>> BEGIN

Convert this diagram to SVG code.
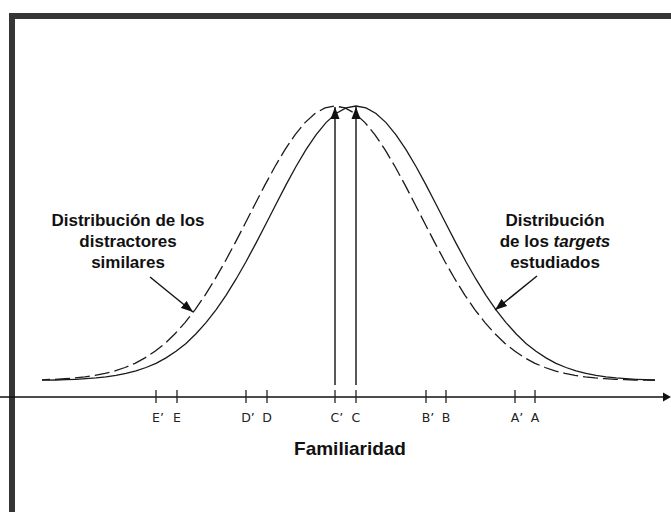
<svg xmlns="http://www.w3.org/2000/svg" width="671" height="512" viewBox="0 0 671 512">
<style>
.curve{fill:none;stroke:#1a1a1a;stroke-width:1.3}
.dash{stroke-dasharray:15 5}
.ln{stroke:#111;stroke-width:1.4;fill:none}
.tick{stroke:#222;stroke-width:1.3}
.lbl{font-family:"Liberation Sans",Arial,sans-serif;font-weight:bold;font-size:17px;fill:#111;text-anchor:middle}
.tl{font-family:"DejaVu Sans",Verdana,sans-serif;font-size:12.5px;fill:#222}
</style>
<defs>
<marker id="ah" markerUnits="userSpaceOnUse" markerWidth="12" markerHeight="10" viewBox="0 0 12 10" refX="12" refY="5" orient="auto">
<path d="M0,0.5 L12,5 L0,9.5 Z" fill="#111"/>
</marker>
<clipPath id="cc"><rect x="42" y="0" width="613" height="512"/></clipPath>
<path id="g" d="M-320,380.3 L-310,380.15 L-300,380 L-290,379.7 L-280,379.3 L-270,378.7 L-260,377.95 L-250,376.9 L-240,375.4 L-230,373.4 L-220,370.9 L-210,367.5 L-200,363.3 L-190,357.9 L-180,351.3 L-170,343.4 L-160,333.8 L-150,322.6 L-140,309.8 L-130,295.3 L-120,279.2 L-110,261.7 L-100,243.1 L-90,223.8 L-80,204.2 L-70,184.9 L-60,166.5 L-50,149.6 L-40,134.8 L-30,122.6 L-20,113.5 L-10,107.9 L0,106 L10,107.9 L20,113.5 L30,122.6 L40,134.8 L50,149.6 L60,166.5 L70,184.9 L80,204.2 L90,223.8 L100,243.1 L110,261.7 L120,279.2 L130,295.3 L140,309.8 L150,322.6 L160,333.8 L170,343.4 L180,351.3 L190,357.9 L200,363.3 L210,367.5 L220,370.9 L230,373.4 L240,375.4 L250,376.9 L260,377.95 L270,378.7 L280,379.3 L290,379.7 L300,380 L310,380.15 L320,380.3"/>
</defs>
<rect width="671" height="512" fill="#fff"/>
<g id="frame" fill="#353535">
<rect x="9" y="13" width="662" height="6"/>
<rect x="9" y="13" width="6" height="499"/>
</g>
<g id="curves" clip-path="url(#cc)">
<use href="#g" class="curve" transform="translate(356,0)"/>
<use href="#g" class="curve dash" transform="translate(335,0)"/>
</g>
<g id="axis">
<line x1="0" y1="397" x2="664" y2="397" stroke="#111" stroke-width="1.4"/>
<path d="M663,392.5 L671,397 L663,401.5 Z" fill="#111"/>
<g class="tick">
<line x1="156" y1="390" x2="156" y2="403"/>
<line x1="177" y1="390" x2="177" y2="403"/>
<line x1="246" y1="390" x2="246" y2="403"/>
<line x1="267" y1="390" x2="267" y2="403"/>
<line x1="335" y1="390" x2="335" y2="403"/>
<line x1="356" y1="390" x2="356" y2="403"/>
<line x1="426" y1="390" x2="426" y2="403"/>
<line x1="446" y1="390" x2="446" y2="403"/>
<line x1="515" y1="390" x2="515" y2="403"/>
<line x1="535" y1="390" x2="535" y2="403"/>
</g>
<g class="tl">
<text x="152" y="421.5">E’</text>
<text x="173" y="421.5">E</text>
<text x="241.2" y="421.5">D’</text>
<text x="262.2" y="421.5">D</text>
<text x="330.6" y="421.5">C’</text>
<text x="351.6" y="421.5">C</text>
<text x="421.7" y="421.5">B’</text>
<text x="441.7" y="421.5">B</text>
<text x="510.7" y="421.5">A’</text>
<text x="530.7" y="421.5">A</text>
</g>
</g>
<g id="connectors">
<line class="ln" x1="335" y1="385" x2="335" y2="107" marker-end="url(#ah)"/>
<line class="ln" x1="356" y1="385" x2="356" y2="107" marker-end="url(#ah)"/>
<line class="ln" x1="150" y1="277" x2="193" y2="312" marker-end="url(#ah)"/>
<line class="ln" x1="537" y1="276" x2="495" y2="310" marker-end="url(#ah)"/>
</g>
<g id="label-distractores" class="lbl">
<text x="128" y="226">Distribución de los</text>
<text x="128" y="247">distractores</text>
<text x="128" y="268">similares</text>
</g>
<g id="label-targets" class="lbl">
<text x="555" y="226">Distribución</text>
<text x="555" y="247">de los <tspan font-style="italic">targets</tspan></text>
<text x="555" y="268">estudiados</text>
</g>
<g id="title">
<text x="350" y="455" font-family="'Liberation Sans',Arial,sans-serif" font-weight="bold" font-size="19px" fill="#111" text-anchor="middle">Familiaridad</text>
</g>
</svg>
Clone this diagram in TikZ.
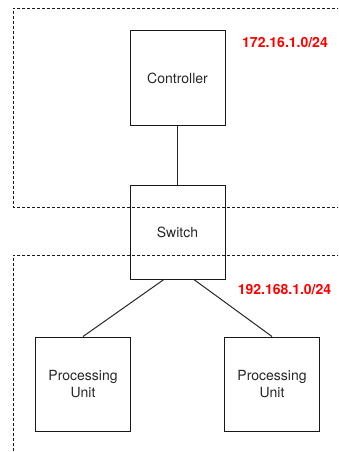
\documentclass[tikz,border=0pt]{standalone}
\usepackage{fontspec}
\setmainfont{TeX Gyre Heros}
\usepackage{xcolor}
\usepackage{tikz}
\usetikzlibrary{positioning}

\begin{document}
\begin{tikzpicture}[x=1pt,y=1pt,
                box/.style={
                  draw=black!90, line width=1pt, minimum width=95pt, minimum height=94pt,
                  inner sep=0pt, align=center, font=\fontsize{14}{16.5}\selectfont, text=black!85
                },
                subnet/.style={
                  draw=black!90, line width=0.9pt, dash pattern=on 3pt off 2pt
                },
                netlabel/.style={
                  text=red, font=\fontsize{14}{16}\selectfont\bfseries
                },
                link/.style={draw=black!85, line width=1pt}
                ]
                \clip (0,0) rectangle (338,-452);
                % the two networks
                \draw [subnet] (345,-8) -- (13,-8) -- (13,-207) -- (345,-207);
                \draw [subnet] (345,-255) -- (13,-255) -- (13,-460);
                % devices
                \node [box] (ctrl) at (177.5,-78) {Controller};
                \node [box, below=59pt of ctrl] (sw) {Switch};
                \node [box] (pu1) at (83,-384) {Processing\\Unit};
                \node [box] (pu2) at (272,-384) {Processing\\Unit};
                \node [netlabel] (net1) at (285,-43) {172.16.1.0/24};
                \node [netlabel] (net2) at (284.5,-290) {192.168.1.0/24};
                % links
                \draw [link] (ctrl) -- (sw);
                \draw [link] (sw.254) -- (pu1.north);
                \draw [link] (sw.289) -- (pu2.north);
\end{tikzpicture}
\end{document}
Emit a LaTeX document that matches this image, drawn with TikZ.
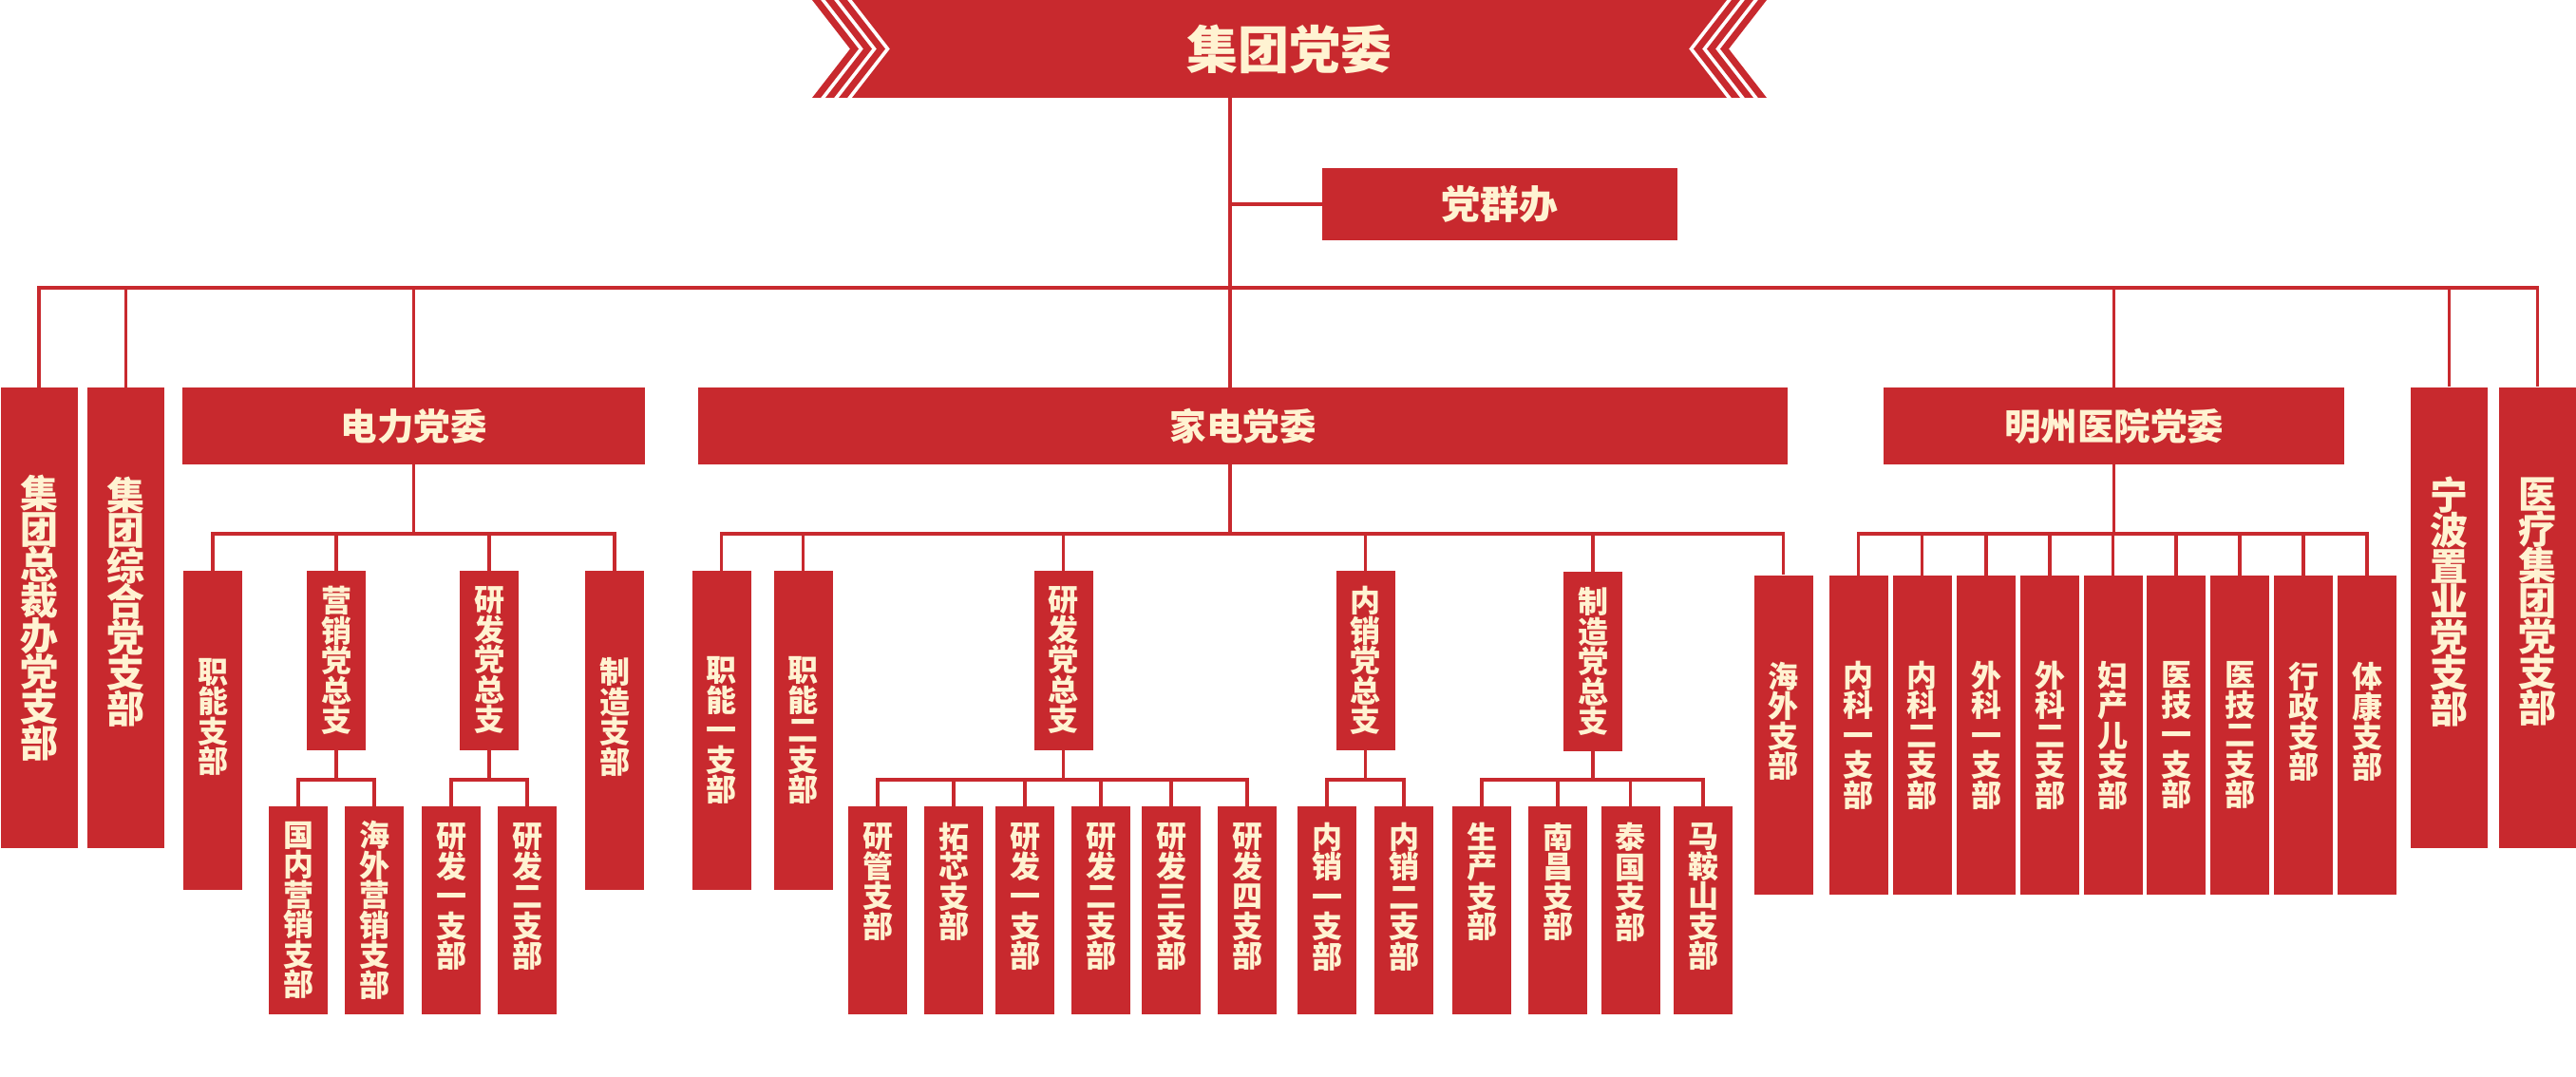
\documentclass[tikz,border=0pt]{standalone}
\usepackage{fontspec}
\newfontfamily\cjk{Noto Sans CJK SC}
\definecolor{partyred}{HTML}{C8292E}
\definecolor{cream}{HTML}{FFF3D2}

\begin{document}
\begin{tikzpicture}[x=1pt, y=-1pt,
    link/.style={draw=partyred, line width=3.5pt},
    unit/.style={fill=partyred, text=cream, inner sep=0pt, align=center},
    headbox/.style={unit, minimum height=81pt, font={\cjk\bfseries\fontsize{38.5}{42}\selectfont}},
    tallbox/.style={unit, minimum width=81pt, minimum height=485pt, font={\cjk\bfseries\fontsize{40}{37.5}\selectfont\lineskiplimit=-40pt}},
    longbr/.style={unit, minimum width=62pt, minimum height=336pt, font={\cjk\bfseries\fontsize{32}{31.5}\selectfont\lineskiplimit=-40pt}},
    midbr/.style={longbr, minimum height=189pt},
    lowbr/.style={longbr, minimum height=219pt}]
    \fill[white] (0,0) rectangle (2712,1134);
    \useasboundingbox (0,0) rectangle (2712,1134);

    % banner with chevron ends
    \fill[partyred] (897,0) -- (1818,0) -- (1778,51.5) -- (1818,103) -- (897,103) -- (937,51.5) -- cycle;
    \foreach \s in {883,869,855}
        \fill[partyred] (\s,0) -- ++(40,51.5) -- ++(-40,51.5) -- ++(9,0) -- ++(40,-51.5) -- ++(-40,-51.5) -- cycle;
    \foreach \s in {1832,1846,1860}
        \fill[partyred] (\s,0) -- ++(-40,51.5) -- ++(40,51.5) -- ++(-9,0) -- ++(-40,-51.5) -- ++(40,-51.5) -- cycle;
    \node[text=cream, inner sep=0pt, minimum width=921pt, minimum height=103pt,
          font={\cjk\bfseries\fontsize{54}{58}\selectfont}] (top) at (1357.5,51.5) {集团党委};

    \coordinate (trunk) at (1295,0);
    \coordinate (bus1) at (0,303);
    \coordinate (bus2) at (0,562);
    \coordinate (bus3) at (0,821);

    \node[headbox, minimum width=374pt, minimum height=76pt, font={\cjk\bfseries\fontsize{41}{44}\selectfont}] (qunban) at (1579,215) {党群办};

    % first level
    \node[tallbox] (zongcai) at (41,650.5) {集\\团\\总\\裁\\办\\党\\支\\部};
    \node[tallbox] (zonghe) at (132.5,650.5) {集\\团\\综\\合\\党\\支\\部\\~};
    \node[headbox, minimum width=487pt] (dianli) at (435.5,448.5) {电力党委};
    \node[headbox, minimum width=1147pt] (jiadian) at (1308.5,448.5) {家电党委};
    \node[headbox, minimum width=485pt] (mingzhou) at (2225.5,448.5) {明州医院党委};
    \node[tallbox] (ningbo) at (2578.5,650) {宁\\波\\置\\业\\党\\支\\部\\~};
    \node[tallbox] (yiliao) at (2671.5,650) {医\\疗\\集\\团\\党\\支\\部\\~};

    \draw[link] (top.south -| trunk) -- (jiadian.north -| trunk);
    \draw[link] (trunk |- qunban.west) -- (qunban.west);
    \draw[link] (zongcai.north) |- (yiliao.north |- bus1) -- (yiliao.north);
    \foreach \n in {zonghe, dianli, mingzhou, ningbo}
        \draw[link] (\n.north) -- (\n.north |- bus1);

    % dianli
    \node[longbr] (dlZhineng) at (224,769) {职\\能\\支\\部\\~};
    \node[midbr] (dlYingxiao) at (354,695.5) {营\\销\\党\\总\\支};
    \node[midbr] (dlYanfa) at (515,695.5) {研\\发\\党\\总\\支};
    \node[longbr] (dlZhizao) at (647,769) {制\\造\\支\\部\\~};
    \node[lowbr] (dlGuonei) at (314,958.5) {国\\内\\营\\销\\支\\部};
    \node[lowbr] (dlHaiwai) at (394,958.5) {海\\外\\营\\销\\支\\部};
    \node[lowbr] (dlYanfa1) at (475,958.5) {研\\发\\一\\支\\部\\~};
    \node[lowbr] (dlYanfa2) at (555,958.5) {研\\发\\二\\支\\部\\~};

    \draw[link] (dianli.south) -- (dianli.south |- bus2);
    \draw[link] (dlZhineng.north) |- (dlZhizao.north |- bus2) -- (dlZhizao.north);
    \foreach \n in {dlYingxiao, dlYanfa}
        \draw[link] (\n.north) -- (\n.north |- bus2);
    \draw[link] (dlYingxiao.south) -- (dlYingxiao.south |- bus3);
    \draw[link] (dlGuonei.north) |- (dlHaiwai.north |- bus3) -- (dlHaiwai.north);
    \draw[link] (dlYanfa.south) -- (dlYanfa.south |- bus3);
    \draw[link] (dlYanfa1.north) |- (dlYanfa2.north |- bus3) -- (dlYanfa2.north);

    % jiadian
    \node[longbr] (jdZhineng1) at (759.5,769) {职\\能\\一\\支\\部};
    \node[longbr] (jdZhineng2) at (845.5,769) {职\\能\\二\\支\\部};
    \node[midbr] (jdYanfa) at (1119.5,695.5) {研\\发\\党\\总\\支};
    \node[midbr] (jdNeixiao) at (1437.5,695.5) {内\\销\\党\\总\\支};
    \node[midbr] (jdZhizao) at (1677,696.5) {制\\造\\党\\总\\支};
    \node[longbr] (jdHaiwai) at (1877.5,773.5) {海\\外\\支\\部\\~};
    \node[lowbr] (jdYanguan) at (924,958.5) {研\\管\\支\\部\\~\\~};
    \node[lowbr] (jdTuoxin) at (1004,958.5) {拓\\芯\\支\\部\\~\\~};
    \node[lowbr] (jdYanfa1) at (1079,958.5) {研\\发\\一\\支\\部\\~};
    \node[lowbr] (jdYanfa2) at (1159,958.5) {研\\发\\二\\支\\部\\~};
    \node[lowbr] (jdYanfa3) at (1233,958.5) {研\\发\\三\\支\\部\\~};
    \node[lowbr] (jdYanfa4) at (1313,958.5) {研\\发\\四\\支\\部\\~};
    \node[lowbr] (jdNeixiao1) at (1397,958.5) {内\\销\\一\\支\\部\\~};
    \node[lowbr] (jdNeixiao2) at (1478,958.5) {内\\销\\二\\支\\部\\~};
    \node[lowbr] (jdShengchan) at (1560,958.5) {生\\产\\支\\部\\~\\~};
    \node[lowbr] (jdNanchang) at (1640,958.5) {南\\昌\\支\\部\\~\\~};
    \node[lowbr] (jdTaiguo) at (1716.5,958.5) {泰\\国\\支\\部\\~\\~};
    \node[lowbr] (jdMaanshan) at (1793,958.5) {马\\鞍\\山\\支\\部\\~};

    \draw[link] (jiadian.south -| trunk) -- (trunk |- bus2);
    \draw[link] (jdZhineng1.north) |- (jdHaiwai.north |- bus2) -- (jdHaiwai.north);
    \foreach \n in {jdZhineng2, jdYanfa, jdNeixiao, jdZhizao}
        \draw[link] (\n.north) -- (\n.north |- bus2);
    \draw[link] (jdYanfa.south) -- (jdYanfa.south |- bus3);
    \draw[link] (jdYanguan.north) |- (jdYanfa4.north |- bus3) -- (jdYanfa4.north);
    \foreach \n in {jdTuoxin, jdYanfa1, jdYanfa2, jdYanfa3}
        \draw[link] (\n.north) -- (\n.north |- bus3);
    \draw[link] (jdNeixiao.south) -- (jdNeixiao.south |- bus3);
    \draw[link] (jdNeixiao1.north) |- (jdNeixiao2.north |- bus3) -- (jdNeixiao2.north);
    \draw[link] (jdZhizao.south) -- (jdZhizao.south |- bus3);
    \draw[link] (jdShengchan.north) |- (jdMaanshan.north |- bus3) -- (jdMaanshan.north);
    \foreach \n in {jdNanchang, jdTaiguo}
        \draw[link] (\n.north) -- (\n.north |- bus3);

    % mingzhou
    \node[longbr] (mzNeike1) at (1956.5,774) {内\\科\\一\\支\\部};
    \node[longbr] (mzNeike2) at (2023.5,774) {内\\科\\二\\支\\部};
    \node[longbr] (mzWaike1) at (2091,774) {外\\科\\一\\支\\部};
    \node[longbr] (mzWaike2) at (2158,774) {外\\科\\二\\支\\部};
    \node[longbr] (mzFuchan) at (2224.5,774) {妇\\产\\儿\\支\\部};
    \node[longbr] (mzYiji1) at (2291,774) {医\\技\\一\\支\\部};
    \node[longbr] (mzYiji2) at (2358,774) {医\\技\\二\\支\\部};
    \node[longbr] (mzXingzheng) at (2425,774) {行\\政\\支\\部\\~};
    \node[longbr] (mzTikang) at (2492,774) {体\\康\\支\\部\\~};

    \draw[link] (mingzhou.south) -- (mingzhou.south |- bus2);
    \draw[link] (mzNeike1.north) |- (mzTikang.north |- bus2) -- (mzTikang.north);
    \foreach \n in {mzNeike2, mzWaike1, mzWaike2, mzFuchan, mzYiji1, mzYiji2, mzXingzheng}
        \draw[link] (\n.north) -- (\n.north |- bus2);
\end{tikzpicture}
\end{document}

>> END

Task goal — Go through the entries above and count the lines containing the word "diagram"; give only that count.

Complete answer — 2